Saturday, March 8, 2003
by Alex Berenson
The number is the quarterly earnings figure that CEOs and top managers of public companies die for, at least in the career sense. Mr. Berenson, a leading U.S. business reporter, tells how investors' expectations of rising earnings were fed by the collusion of institutional money managers, accountants, stock analysts and company executives. His story sparkles with good sense, wonderful insights into the corruption of securities markets and good writing.
"The last and greatest bull market of the twentieth century started on a warm and muggy August Tuesday in New York in the summer of 1982," he writes. "Investors wanted a clear signal that inflation had been beaten.." He traces the market's surge in the remainder of the year to a pronouncement from Henry Kaufman, dubbed Dr.

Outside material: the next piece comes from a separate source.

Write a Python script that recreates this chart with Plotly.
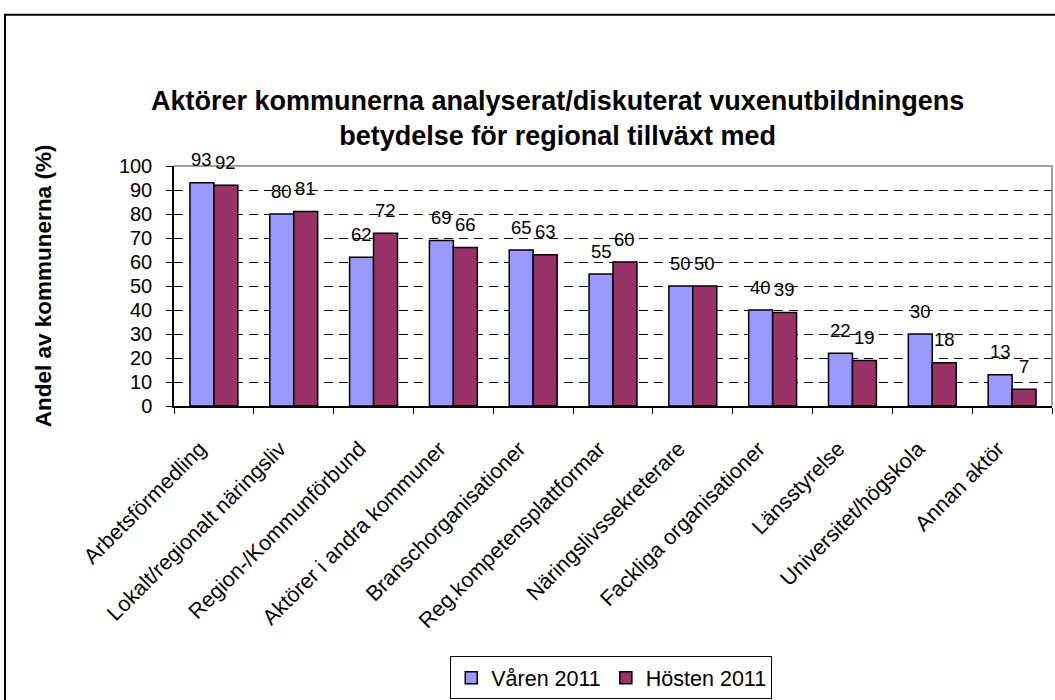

Doom for his persistently pessimistic views, that interest rates would drop below 10 per cent.
Investors' taste for growth was whetted. Through the 1980s and the 1990s, with time out for the crash of Oct. 10, 1987 and a few nasty moments in the Gulf War in 1991 and the Asian currency crisis of 1998, the market steamed ahead, fed by accountants' willingness to collaborate with companies' pumping up their bottom lines. The accountants - and not just the late Arthur Andersen - were usually not indicted coconspirators. It all came to a screeching halt in the three year bear market in which, just as in the 1930s, the wolves of retribution began to haunt Wall Street.

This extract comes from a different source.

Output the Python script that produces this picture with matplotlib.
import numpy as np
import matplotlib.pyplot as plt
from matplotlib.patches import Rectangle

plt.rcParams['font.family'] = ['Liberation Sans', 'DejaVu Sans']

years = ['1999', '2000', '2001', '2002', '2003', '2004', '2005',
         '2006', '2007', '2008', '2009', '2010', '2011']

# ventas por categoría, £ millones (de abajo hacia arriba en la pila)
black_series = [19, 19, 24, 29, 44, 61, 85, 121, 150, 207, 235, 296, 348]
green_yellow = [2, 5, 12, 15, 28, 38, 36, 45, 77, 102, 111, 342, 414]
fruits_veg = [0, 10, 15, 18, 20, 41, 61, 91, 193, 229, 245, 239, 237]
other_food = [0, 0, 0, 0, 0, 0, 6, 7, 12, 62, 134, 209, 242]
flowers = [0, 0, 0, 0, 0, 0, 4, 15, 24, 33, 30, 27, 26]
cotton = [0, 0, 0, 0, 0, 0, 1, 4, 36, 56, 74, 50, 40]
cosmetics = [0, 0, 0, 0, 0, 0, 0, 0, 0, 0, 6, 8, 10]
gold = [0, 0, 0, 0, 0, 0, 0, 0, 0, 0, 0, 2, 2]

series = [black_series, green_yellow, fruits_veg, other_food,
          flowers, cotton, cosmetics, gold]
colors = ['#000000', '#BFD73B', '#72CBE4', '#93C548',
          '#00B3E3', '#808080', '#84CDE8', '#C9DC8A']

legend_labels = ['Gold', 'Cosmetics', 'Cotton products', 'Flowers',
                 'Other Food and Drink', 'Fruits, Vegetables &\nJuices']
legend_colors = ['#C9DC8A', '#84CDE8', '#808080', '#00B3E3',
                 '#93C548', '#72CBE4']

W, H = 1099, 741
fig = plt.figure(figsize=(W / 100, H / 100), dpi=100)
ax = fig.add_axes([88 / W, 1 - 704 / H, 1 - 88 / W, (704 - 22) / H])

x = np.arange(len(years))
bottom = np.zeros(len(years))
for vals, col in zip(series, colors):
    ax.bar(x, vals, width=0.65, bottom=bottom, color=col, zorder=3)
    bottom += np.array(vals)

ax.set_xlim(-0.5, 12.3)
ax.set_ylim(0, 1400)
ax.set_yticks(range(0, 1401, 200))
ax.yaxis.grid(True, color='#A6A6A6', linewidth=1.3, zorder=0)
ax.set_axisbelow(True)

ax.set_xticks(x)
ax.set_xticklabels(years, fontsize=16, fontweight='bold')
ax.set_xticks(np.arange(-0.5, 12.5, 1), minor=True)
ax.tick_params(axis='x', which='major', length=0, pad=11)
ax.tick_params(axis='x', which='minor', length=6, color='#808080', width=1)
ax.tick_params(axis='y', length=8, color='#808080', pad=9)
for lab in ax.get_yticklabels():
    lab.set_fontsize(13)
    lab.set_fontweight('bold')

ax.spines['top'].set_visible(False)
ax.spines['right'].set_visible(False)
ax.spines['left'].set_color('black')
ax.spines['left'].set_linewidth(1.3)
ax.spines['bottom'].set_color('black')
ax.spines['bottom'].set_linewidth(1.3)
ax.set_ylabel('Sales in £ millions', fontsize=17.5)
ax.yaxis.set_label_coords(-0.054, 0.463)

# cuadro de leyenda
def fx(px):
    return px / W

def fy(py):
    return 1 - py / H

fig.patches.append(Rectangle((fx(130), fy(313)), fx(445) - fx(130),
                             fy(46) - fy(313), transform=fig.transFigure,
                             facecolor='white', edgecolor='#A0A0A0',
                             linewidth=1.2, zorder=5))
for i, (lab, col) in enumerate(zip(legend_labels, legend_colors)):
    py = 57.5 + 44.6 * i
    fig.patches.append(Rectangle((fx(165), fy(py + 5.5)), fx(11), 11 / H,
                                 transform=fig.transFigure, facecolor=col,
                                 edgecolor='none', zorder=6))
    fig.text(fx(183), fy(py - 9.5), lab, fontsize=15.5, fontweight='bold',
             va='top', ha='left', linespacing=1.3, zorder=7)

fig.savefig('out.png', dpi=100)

Mr. Berenson parcels out guilt for the fall beyond accountants. He points to investment analysts working for brokers who willingly or stupidly went along with the deceit in exchange for immense investment banking fees. Also guilty were institutional investors who lapped up deceits that fitted nicely with their heavily hyped growth strategies and and private investors who pursued the grail of earnings ignorant of their peril.
Mr. Berenson tells the story of the lust for earnings with scholarship and style. The Number will be one of the best business books and surely the most readable accounting book of the year. For investors who want to know why their Xerox almost went under and why Enron did, this is gripping stuff. For everyone else, just a great read.